As a consequence, it is not necessary to consider the question of whether or not the Court, for income tax purposes, may and should look through the corporate entities of these management companies for various reasons, such as those based on the submissions that these management companies did not actually carry on their own respective businesses but were merely agents of the appellants, or that they were shams, simulacra or cloaks not intended to effect any real relationships between and among the relevant parties. Such question would require consideration of principles of law that do not arise in these instant appeals. (Cf. Aron Salomon v. A. Salomon and Company, Ltd., [1897] A.C. 22; Ralph J. Sazio v. M.N.R., [1969] 1 Ex.C.R. 373; [1968] C.T.C. 579; Snook v. London & West Riding Investments, Lid., [1967] 1 All E.R. 518 at 528; Littlewoods Mail Order Stores Ltd. v. McGregor (Inspector of Taxes), [1968] 3 All E.R. 685; [1969] 1 W.L.R. 1241; The Palmolive Manufacturing Company (Ontario) Limited v. The King, [1933] S.C.R. 131 ; Aluminum Company of Canada Limited v. The Corporation of the City of Toronto, [1944] S.C.R. 267; C.I.R. v. Sansom, [1921] 2 K.B. 492; Coleman C. Abrahams (No. 2) v. M.N.R., [1966] C.T.C. 694; Thomas Lamb v. M.N.R. (1963), 34 Tax A.B.C. 79; Reginald William Edwards v. M.N.R., [1969] Tax A.B.C. 1069.)

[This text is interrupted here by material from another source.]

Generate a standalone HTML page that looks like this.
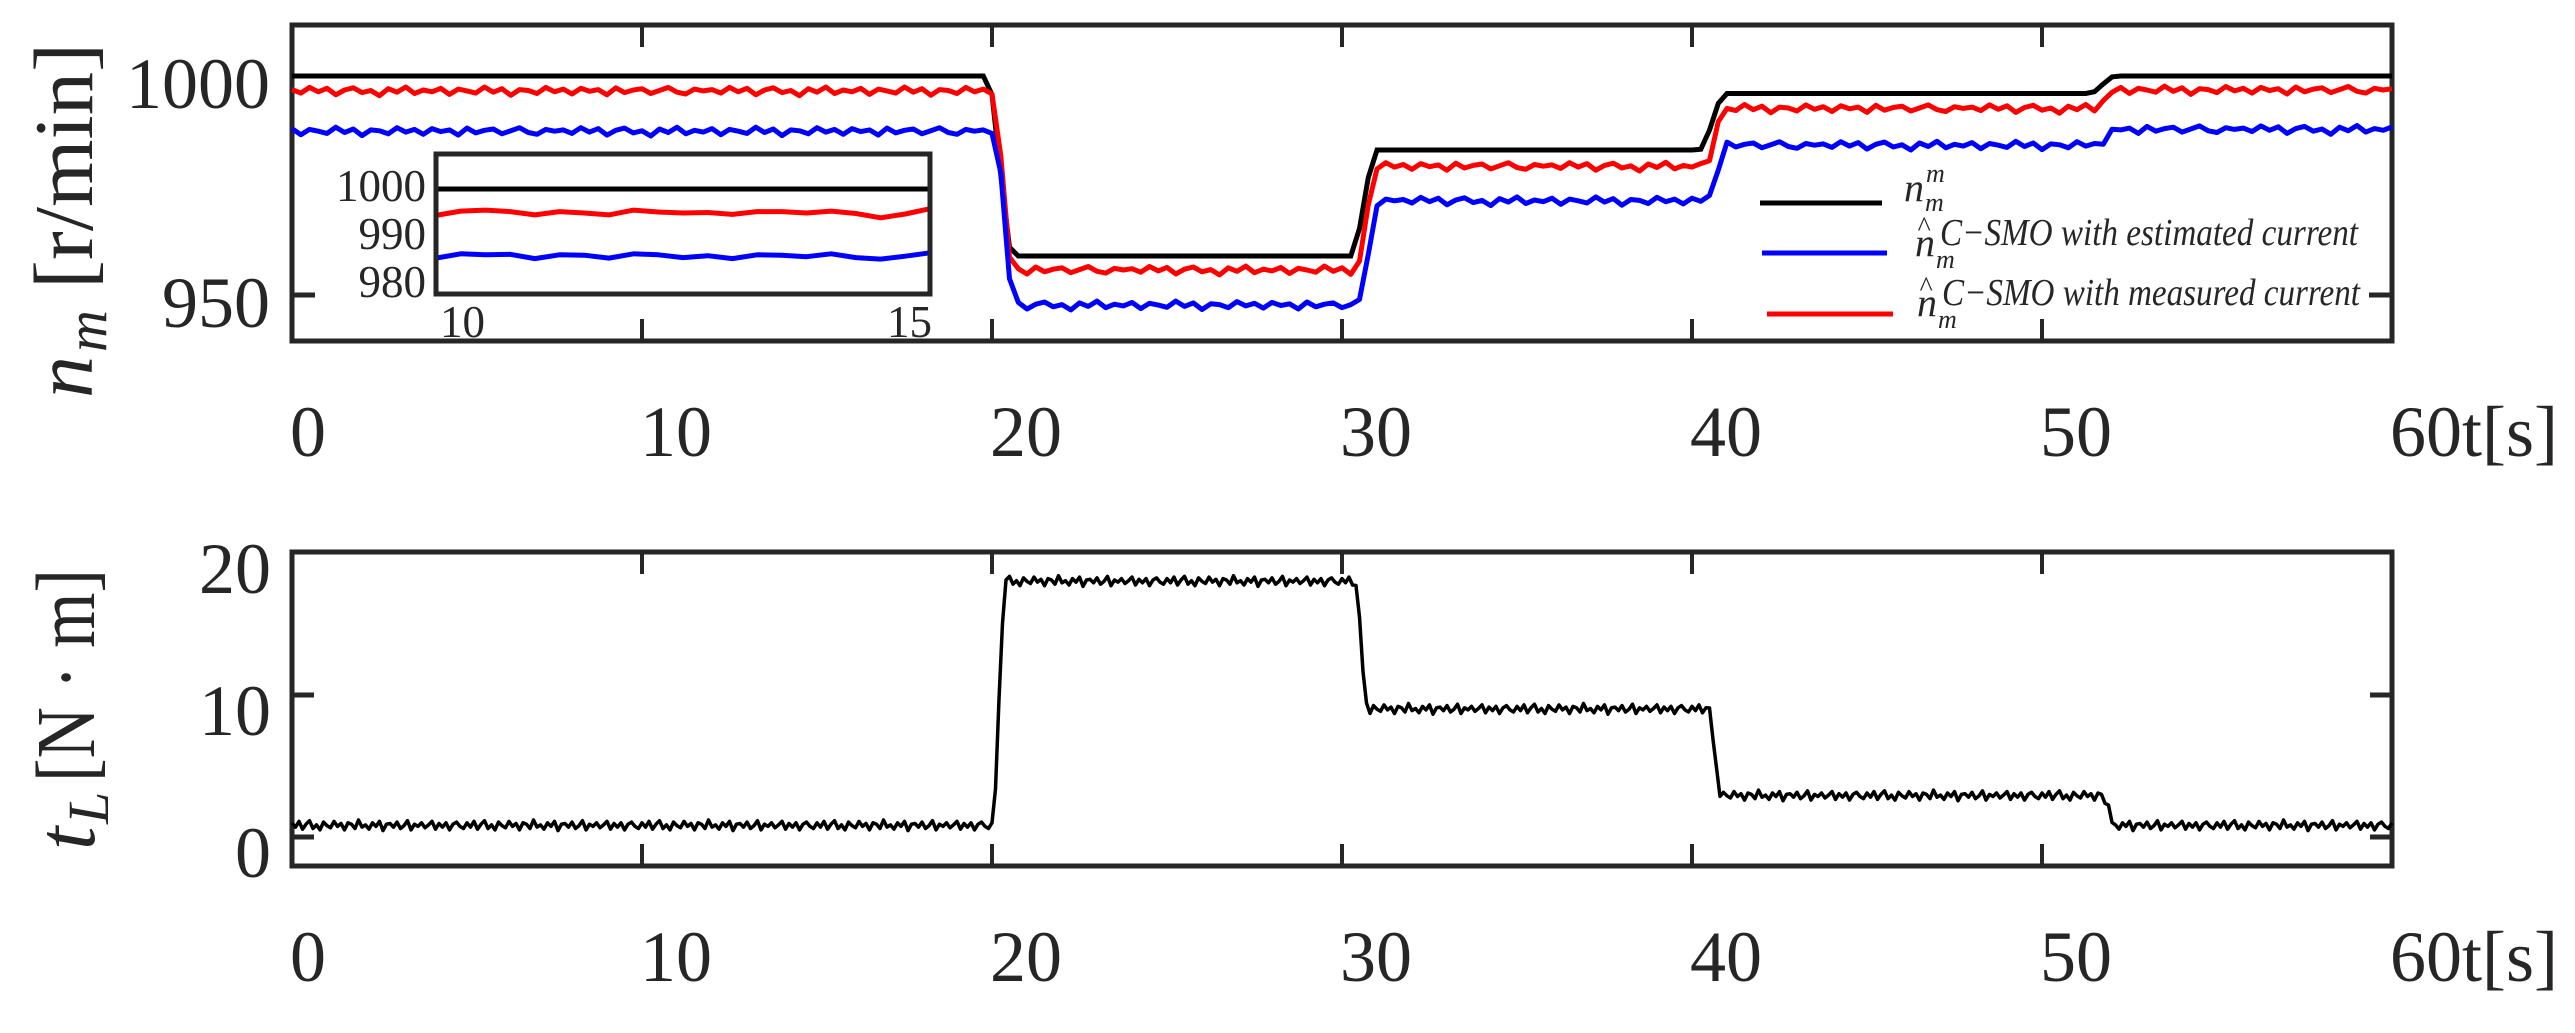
<!DOCTYPE html>
<html><head><meta charset="utf-8">
<style>
html,body{margin:0;padding:0;background:#fff;}
svg{display:block;}
text{font-family:"Liberation Serif",serif;fill:#262626;}
.it{font-style:italic;}
</style></head>
<body>
<svg id="chart" width="2575" height="1033" viewBox="0 0 2575 1033" xmlns="http://www.w3.org/2000/svg">
<rect width="2575" height="1033" fill="#fff"/>
<g id="topPlot"></g>
<g id="insetPlot"></g>
<g id="bottomPlot"></g>
<g id="legendG"></g>
<g id="titles">
  <g transform="translate(92,398) rotate(-90)">
    <text x="0" y="0" font-size="84" class="it">n</text>
    <text x="46" y="14" font-size="58" class="it">m</text>
    <text x="109" y="0" font-size="84" textLength="246" lengthAdjust="spacingAndGlyphs">[r/min]</text>
  </g>
  <g transform="translate(94,850) rotate(-90)">
    <text x="0" y="0" font-size="84" class="it">t</text>
    <text x="26" y="14" font-size="58" class="it">L</text>
    <text x="68" y="0" font-size="84" textLength="213" lengthAdjust="spacingAndGlyphs">[N · m]</text>
  </g>
</g>
</svg>
<script>
// ---- data ----
const speedStepTimes = [20.0, 30.4, 40.35, 51.5];
const refLevels = [1000, 958.9, 983.1, 996.0, 1000];
const redLevels = [996.6, 955.7, 979.4, 992.6, 996.8];
const blueLevels = [987.4, 947.7, 971.5, 984.2, 987.8];
const torqueStepTimes = [20.0, 30.35, 40.45, 51.7];
const torqueLevels = [0.8, 18.0, 9.0, 2.9, 0.8];
const speedRipple = [0.3,-0.5,0.8,-0.2,0.6,-0.9,0.2,0.7,-0.4,0.1,-1.1,0.5,-0.3,0.9,-0.6,0.2,-0.2,0.6,-0.8,0.4,0.0,-0.5,0.9,-0.3,0.5,-1.0,0.3,0.1,-0.6,0.8,-0.2,0.4,-0.7,0.6,-0.1,0.3,-0.9,0.7,-0.4,0.2,0.5,-0.6,0.1,0.8,-0.3,-0.7,0.4,0.0];
const torqueRipple = [0.2,-0.1,0.3,-0.25,0.1,0.35,-0.2,0.05,-0.3,0.25,0.0,-0.15,0.3,-0.05,0.15,-0.3,0.2,0.1,-0.2,0.4,-0.1,0.05,-0.25,0.2,-0.05,0.3,-0.35,0.1,0.15,-0.1,0.25,-0.2,0.0,0.35,-0.3,0.1,-0.05,0.2,-0.15,0.05,0.3,-0.25,0.15,-0.1,0.2,-0.3,0.1,0.25,-0.05,-0.2];
const insetRef = [1000,1000,1000,1000,1000,1000,1000,1000,1000,1000,1000,1000,1000,1000,1000,1000,1000,1000,1000,1000,1000];
const insetRed = [994.5,995.4,995.6,995.3,994.6,995.3,995.0,994.6,995.6,995.2,995.0,995.1,994.7,995.3,995.3,995.0,995.4,994.9,994.0,994.8,995.9];
const insetBlue = [985.6,986.5,986.3,986.4,985.5,986.3,986.2,985.6,986.5,986.3,985.7,986.1,985.5,986.3,986.2,985.9,986.5,985.7,985.4,986.0,986.7];
const topXTicks = [0,10,20,30,40,50,60];
const topYTicks = [950,1000];
const botYTicks = [0,10,20];
const insetYTicks = [980,990,1000];
const insetXTicks = [10,15];

// ---- scales ----
const xT = t => 292 + t*35.0;
const yT = v => 76 + (1000 - v)*4.38;
const yB = v => 837 - v*14.2;
const xI = t => 436 + (t-10)*98.8;
const yI = v => 189 + (1000 - v)*4.8;
const NS = "http://www.w3.org/2000/svg";
function mk(tag, parent, attrs){const e=document.createElementNS(NS,tag);for(const k in attrs)e.setAttribute(k,attrs[k]);parent.appendChild(e);return e;}

function stepValue(t, times, levels, ramp, lag){
  let v = levels[0];
  for(let i=0;i<times.length;i++){
    const s = times[i]+lag;
    if(t >= s+ramp) v = levels[i+1];
    else if(t > s){ const f=(t-s)/ramp; const g=f*f*(3-2*f); v = levels[i]+(levels[i+1]-levels[i])*g; }
  }
  return v;
}

const gTop = document.getElementById('topPlot');
const gBot = document.getElementById('bottomPlot');
const gIns = document.getElementById('insetPlot');
const gLeg = document.getElementById('legendG');
const AX = '#262626';

function axesBox(g, x0, y0, x1, y1){
  const r = mk('rect', g, {x:x0,y:y0,width:x1-x0,height:y1-y0,fill:'none',stroke:AX,'stroke-width':5});
  
  
}
axesBox(gTop, 292, 25, 2392, 341);
topXTicks.forEach(t=>{
  if(t>0 && t<60){
    const a = mk('line', gTop, {x1:xT(t),x2:xT(t),y1:25,y2:47,stroke:AX,'stroke-width':4});
    
    
    const b = mk('line', gTop, {x1:xT(t),x2:xT(t),y1:319,y2:341,stroke:AX,'stroke-width':4});
    
    
  }
  const lb = mk('text', gTop, {x:xT(t)-2,y:456,'font-size':72});
  lb.textContent = t===60 ? '60t[s]' : String(t);
  
  
});
topYTicks.forEach(v=>{
  const a = mk('line', gTop, {x1:292,x2:315,y1:yT(v),y2:yT(v),stroke:AX,'stroke-width':5});
  
  
  const b = mk('line', gTop, {x1:2369,x2:2392,y1:yT(v),y2:yT(v),stroke:AX,'stroke-width':5});
  
  
  const lb = mk('text', gTop, {x:270,y:yT(v)+32,'font-size':72,'text-anchor':'end'});
  lb.textContent = String(v);
  
  
});

function speedPath(levels, rippleScale, offset, lag, ramp){
  let d='';
  for(let k=0;k<=240;k++){
    const t=k*0.25;
    let v = stepValue(t, speedStepTimes, levels, ramp, lag);
    if(rippleScale) v += rippleScale*speedRipple[(k+offset)%speedRipple.length];
    d += (k?'L':'M')+xT(t).toFixed(1)+','+yT(v).toFixed(1);
  }
  return d;
}
const pRef = mk('path', gTop, {d:speedPath(refLevels,0,0,-0.15,0.75),fill:'none',stroke:'#000','stroke-width':5});


const pRed = mk('path', gTop, {d:speedPath(redLevels,1,0,0.0,0.6),fill:'none',stroke:'#ff0000','stroke-width':5,'stroke-linejoin':'round'});


const pBlue = mk('path', gTop, {d:speedPath(blueLevels,1,17,0.05,0.6),fill:'none',stroke:'#0000ff','stroke-width':5,'stroke-linejoin':'round'});



// ---- inset ----
const ibg = mk('rect', gIns, {x:436,y:154,width:494,height:140,fill:'#fff'});


function insetPath(arr){
  let d='';
  arr.forEach((v,i)=>{const t=10+i*5/(arr.length-1); d+=(i?'L':'M')+xI(t).toFixed(1)+','+yI(v).toFixed(1);});
  return d;
}
const iR = mk('path', gIns, {d:insetPath(insetRef),fill:'none',stroke:'#000','stroke-width':5});


const iRed = mk('path', gIns, {d:insetPath(insetRed),fill:'none',stroke:'#ff0000','stroke-width':5,'stroke-linejoin':'round'});


const iBlue = mk('path', gIns, {d:insetPath(insetBlue),fill:'none',stroke:'#0000ff','stroke-width':5,'stroke-linejoin':'round'});


axesBox(gIns, 436, 154, 930, 294);
insetYTicks.forEach(v=>{
  const lb = mk('text', gIns, {x:426,y:yI(v)+12,'font-size':45,'text-anchor':'end'});
  lb.textContent = String(v);
  
  
});
insetXTicks.forEach(t=>{
  const lb = mk('text', gIns, {x: t===10 ? xI(t)+4 : xI(t)+2, y:337,'font-size':45,'text-anchor': t===10?'start':'end'});
  lb.textContent = String(t);
  
  
});

// ---- legend ----
const legItems = [
  {color:'#000', x1:1760, x2:1882, y:203, name:'legend-reference'},
  {color:'#0000ff', x1:1762, x2:1887, y:253, name:'legend-estimated'},
  {color:'#ff0000', x1:1767, x2:1893, y:314, name:'legend-measured'}
];
legItems.forEach(it=>{
  const l = mk('line', gLeg, {x1:it.x1,x2:it.x2,y1:it.y,y2:it.y,stroke:it.color,'stroke-width':5});
  
  
});
function legText(x,y,str,size,len,name){
  const t = mk('text', gLeg, {x:x,y:y,'font-size':size,'class':'it'});
  if(len){t.setAttribute('textLength',len);t.setAttribute('lengthAdjust','spacingAndGlyphs');}
  t.textContent = str;
  
  
}
legText(1904,201,'n',40,0,'legend-label-n');
legText(1926,182,'m',26,0,'legend-label-sup');
legText(1925,211,'m',26,0,'legend-label-sub');
legText(1915,256,'n',40,0,'legend-label-n');
legText(1917,236,'^',28,0,'legend-label-hat');
legText(1940,245,'C−SMO with estimated  current',38,418,'legend-label-estimated');
legText(1936,268,'m',26,0,'legend-label-sub');
legText(1917,316,'n',40,0,'legend-label-n');
legText(1919,296,'^',28,0,'legend-label-hat');
legText(1942,305,'C−SMO with measured  current',38,418,'legend-label-measured');
legText(1938,328,'m',26,0,'legend-label-sub');

// ---- bottom axes ----
axesBox(gBot, 292, 552, 2392, 866);
topXTicks.forEach(t=>{
  if(t>0 && t<60){
    const a = mk('line', gBot, {x1:xT(t),x2:xT(t),y1:552,y2:574,stroke:AX,'stroke-width':4});
    
    
    const b = mk('line', gBot, {x1:xT(t),x2:xT(t),y1:844,y2:866,stroke:AX,'stroke-width':4});
    
    
  }
  const lb = mk('text', gBot, {x:xT(t)-2,y:981,'font-size':72});
  lb.textContent = t===60 ? '60t[s]' : String(t);
  
  
});
botYTicks.forEach(v=>{
  if(v<20){
    const a = mk('line', gBot, {x1:292,x2:314,y1:yB(v),y2:yB(v),stroke:AX,'stroke-width':5});
    
    
    const b = mk('line', gBot, {x1:2370,x2:2392,y1:yB(v),y2:yB(v),stroke:AX,'stroke-width':5});
    
    
  }
  const lb = mk('text', gBot, {x:271,y:yB(v)+40,'font-size':72,'text-anchor':'end'});
  lb.textContent = String(v);
  
  
});
let dT='';
for(let k=0;k<=600;k++){
  const t=k*0.1;
  const v = stepValue(t, torqueStepTimes, torqueLevels, 0.4, 0) + torqueRipple[k%torqueRipple.length];
  dT += (k?'L':'M')+xT(t).toFixed(1)+','+yB(v).toFixed(1);
}
const pT = mk('path', gBot, {d:dT,fill:'none',stroke:'#000','stroke-width':3.5,'stroke-linejoin':'round'});


</script>
</body></html>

In the result, therefore, the sum of $15,000 paid by Depco to Alco and the sum of $12,000 paid by Hercules to Alco were income of the appellant Campeau in his taxation year 1965 from an office or employment within the meaning of Sections 3 and 5 and by virtue of Section 16 of the Income Tax Act and were not income of Alco; and the sum of $30,000 paid by Depco to Petritz (the management company) was income of the appellant Petritz in his taxation year 1965, for similar reasons, and was not income of Petritz (the management company).
The appeals are dismissed with costs.